* DATA SUPPLIED:

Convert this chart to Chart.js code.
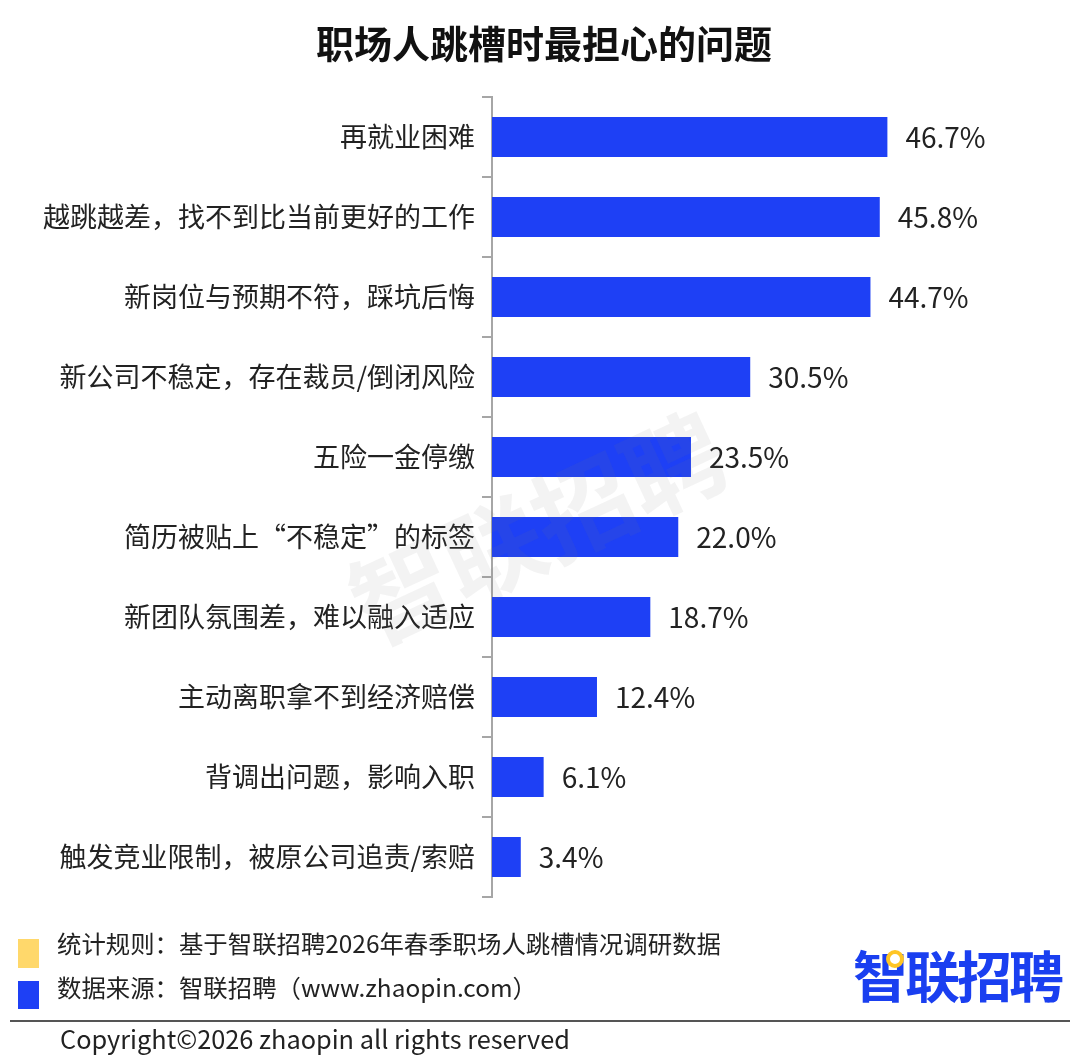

==

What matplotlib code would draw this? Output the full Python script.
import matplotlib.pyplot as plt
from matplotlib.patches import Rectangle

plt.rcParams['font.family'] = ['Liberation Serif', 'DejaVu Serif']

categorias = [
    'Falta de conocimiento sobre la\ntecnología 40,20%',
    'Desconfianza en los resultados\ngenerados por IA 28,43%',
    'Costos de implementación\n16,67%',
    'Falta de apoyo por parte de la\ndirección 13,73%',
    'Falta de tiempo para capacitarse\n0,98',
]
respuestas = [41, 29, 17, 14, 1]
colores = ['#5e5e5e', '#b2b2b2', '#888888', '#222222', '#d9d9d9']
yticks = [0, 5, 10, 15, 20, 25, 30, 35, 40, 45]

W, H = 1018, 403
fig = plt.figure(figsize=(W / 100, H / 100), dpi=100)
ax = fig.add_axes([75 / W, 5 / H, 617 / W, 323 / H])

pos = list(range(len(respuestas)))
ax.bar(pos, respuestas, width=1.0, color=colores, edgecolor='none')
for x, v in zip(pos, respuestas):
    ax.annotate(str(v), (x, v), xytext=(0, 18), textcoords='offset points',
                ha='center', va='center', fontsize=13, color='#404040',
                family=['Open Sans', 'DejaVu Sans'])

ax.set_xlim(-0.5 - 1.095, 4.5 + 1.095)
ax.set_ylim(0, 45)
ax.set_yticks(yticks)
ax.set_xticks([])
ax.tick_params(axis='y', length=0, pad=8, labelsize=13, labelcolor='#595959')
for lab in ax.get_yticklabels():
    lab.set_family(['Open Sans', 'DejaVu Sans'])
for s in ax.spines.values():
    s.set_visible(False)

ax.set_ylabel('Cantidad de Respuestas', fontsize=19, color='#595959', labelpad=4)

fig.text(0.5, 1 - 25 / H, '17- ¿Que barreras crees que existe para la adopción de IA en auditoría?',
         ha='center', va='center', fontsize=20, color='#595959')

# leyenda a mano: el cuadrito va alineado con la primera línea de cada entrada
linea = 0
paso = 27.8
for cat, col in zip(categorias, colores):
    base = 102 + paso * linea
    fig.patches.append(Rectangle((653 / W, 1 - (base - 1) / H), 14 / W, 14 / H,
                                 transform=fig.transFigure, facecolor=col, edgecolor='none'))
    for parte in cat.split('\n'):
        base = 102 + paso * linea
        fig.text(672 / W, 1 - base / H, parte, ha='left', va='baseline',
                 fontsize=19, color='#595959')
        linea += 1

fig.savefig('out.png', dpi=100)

--

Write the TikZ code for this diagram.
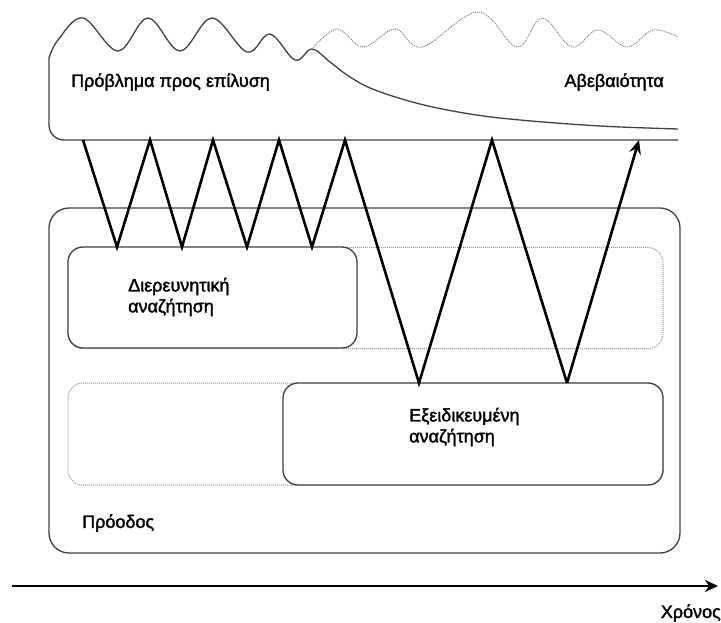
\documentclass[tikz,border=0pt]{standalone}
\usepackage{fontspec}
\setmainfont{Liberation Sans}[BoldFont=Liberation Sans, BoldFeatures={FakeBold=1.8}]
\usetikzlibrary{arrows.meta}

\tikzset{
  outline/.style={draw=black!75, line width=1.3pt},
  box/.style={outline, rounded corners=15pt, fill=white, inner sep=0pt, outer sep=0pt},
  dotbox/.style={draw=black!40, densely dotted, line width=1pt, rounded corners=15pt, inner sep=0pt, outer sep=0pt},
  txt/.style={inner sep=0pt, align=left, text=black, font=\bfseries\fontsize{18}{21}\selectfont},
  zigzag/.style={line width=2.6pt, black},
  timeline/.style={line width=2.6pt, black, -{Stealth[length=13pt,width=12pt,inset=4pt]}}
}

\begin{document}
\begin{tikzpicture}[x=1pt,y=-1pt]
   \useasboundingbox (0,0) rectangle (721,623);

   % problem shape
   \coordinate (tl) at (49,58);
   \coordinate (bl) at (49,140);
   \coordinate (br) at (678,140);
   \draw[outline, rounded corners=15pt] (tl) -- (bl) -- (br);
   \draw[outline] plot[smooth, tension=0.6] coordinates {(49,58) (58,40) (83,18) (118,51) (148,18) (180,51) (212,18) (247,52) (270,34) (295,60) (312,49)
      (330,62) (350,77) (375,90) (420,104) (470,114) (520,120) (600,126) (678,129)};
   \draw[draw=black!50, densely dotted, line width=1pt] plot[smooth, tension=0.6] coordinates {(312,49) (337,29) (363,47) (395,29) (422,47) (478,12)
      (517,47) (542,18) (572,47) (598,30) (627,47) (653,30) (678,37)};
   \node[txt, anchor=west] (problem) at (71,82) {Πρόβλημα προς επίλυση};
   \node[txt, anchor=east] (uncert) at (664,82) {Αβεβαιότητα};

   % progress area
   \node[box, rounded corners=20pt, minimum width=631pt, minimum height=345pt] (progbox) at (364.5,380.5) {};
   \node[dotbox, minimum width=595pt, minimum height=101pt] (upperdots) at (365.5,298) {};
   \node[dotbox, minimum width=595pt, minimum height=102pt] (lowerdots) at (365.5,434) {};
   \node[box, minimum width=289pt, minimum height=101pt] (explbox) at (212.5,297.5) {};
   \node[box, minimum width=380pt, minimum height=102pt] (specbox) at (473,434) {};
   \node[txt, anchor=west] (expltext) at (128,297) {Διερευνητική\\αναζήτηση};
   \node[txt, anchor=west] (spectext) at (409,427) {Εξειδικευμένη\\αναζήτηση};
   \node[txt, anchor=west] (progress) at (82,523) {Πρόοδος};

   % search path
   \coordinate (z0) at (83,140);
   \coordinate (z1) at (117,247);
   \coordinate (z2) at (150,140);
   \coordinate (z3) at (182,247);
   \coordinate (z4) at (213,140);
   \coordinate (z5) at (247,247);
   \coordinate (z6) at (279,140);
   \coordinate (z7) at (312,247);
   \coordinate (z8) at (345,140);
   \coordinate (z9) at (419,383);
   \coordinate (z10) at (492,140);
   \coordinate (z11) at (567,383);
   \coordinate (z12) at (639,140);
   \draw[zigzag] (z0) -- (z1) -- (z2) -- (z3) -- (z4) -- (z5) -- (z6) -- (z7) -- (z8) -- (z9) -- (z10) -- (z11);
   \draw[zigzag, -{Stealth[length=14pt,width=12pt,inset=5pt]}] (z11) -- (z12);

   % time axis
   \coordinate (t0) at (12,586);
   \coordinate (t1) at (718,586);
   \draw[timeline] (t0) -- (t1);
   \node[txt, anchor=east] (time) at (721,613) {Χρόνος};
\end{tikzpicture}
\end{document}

* AIM OF THE EXERCISE:
Repeat, unchanged, every line from the one that contains "What matplotlib code" to the one that contains "plt.rcParams['font.family'] = ['Liberation", including both, and no other line.

* FINAL RESULT:
What matplotlib code would draw this? Output the full Python script.
import matplotlib.pyplot as plt
from matplotlib.patches import Rectangle

plt.rcParams['font.family'] = ['Liberation Serif', 'DejaVu Serif']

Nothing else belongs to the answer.